Luis Schiappa Pietra, the prosecutor who oversaw raids on federal prisons after the attack against Messi’s in-laws supermarket, told C5N:“There’s an influx of cellphones into prisons that’s embarrassing,” adding: “there’s obviously complicity between part of the Penitentiary System” to allow it. 

“Banning cellphones doesn’t stop the flux of information in and out of prisons, because they find their way to communicate anyway,” said Enrique Font, a University of Rosario criminology professor. “What inmates do doesn’t have one system, they can either pay for the penitentiary employees to help them communicate, they can get their information through the visit system,” he added. 
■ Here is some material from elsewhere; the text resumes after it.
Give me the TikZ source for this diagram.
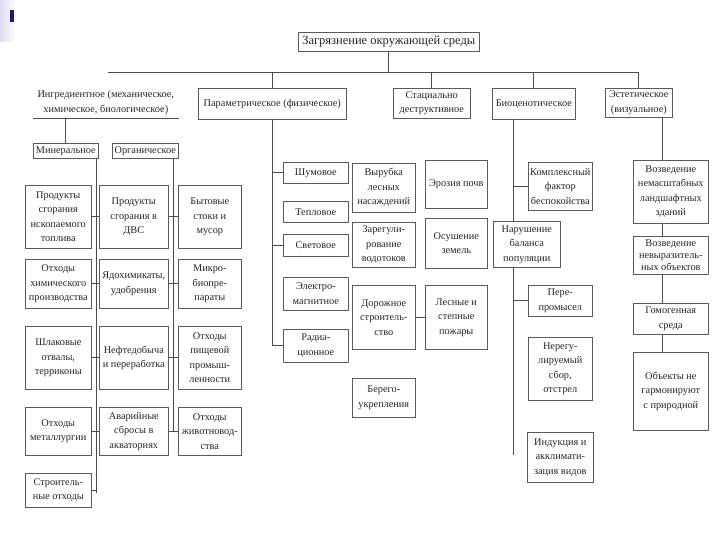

He added that sending gang leaders to jail doesn’t usually stop gang crime. “It’s a mistake to think that gangs work like a pyramid and that by putting a leader in prison you’re fighting them – gangs work as networks, so they keep functioning,” he said. 

Buenos Aires mayor Horacio Rodríguez Larreta, who officially launched his presidential bid last month, visited Rosario’s mayor over the weekend and tweeted a series of proposals for the city afterwards. “We need prisons that isolate those running businesses within them, and communication with their criminal organizations has to be forbidden,” he wrote.

His other proposals included the relocation of the Security Ministry from Buenos Aires to Rosario, the freezing of the criminals’ property as soon as they have been detained, the implementation of surveillance technology, and the deployment of more border police in areas “occupied by narcos”. 

He promised to open an office in Rosario if elected.

According to the Public Security Observatory of Santa Fe, 288 intentional homicides were committed in Rosario in 2022 and 26 in January 2023. There were 88 in Buenos Aires in 2022, a city nearly three times larger. 

Praise for El Salvador

Font warned that failing to stem the violence in Rosario could prompt a hard right political turn, with people calling for policies like those of President Nayib Bukele in El Salvador.

The Central American President declared a state of exception in 2022 after a spree of gang murders. He arrested tens of thousands of suspects, including some who appeared to simply be young men with tattoos. Some suspects have died in custody without ever standing trial and there are widespread reports of human rights violations.

Buenos Aires Province Security Minister Sergio Berni, of Frente de Todos, said in an interview that Bukele’s actions were “music to his ears”, adding that the Salvadoran had “copied what I’ve been thinking of for many years”.